Settling into this role, Lucas exults, "I'm having more fun playing basketball than ever." At 33 he also professes to have chosen the work he will pursue when his playing days end. He means to continue trading on magic and memory, and that is why he found himself under Billy Fairbairn's gaze at the party in Westchester County. He directed his first card trick at Fairbairn's wife Lloydene. It was his "invisible deck" trick. He instructed Lloydene to take a card from a make-believe deck and announce which one she imagined it to be. The room fell silent. Lloydene mimed the removal of a card and said, "Nine of clubs."

"You sure?" Lucas asked.

"I'm sure."

He had her put the imaginary card back into the invisible deck, upside down. Then he produced a deck of cards—a real one—and shuffled. He fanned the cards before him. All were face down except the 9 of clubs. "Beautiful. I love it!" cried Bobby Rousseau, another of the Rangers. He looked around the room, regarding his teammates with profound distaste. "Finally I meet somebody interesting."

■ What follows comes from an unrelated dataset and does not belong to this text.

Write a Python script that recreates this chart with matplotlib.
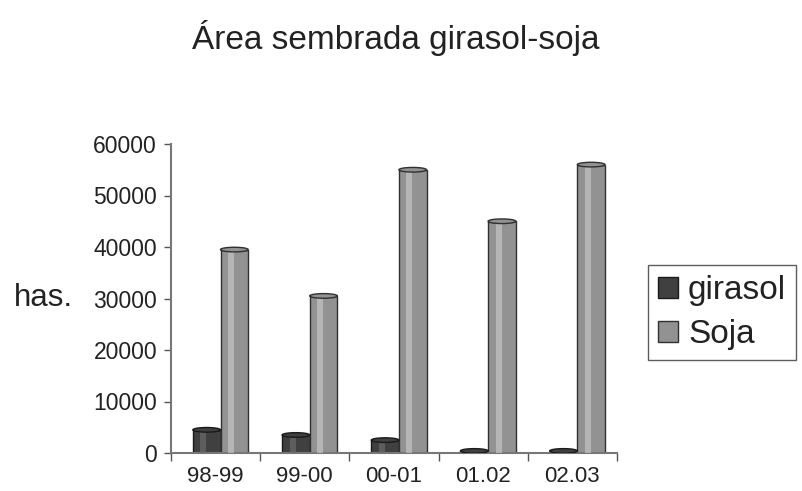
import matplotlib
matplotlib.use('Agg')
import matplotlib.pyplot as plt
import numpy as np
from matplotlib.patches import Ellipse

plt.rcParams['font.family'] = ['Liberation Sans', 'DejaVu Sans']

# data
campanas = ['98-99', '99-00', '00-01', '01.02', '02.03']
girasol = [4500, 3500, 2500, 400, 400]
soja = [39500, 30500, 55000, 45000, 56000]
yticks = [0, 10000, 20000, 30000, 40000, 50000, 60000]

fig = plt.figure(figsize=(8.03, 4.91), dpi=100)
ax = fig.add_axes([171/803, 1-453/491, (617-171)/803, (453-144)/491])

x = np.arange(len(campanas))
w = 0.31
col_g = '#404040'
col_s = '#929292'

def cylinders(xpos, vals, color, light, dark):
    ax.bar(xpos, vals, w, color=color, edgecolor=dark, linewidth=1.0, zorder=2)
    # highlight stripe to fake the round shape
    ax.bar(xpos - w*0.12, vals, w*0.22, color=light, linewidth=0, zorder=3, alpha=0.7)
    for xi, v in zip(xpos, vals):
        ax.add_patch(Ellipse((xi, v), w, 900, facecolor=color, edgecolor=dark, lw=1.0, zorder=4))

cylinders(x - 0.10, girasol, col_g, '#6a6a6a', '#1a1a1a')
cylinders(x + 0.21, soja, col_s, '#c4c4c4', '#303030')

ax.set_xlim(-0.5, len(campanas) - 0.5)
ax.set_ylim(0, 60000)
ax.set_yticks(yticks)
ax.set_yticklabels([str(t) for t in yticks], fontsize=16.5, color='#222222')
ax.set_xticks(x)
ax.set_xticklabels(campanas, fontsize=16, color='#222222')
ax.tick_params(axis='x', length=0, pad=9)
ax.tick_params(axis='y', length=5, width=1, color='#555555', pad=5)
# small ticks between the categories
ax.set_xticks(np.arange(len(campanas) + 1) - 0.5, minor=True)
ax.tick_params(axis='x', which='minor', length=6, width=1, color='#555555')

for s in ['top', 'right']:
    ax.spines[s].set_visible(False)
ax.spines['left'].set_color('#777777')
ax.spines['bottom'].set_color('#777777')
ax.spines['left'].set_linewidth(1.5)
ax.spines['bottom'].set_linewidth(1.5)

fig.text(396/803, 1-38/491, 'Área sembrada girasol-soja', ha='center', va='center',
         fontsize=24, color='#222222')
fig.text(43/803, 1-298/491, 'has.', ha='center', va='center', fontsize=22.5, color='#222222')

h1 = plt.Rectangle((0, 0), 1, 1, facecolor=col_g, edgecolor='#1a1a1a')
h2 = plt.Rectangle((0, 0), 1, 1, facecolor=col_s, edgecolor='#303030')
leg = fig.legend([h1, h2], ['girasol', 'Soja'], loc='upper left',
                 bbox_to_anchor=(648/803, 1-265/491), fontsize=24, frameon=True,
                 fancybox=False, edgecolor='#333333', handlelength=0.6,
                 handleheight=0.6, handletextpad=0.3, borderpad=0.3,
                 labelspacing=0.4, borderaxespad=0)
leg.get_frame().set_linewidth(1.0)
for t in leg.get_texts():
    t.set_color('#222222')

fig.savefig('out.png', dpi=100)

For more than an hour Lucas performed in this fashion, fingering the cards as expertly as a scalper handling tickets outside Madison Square Garden, where the Rangers and Knicks toil in less social moments. He removed from a pocket a slip of paper bearing the name of a card somebody had just pulled from a deck. Gasps. He shuffled, and somehow spades and clubs found their way into one pile, hearts and diamonds to another. Applause. He left the room, returning to correctly divine which three-digit figure the audience had selected in his absence. A chorus of I-don't-believe-its.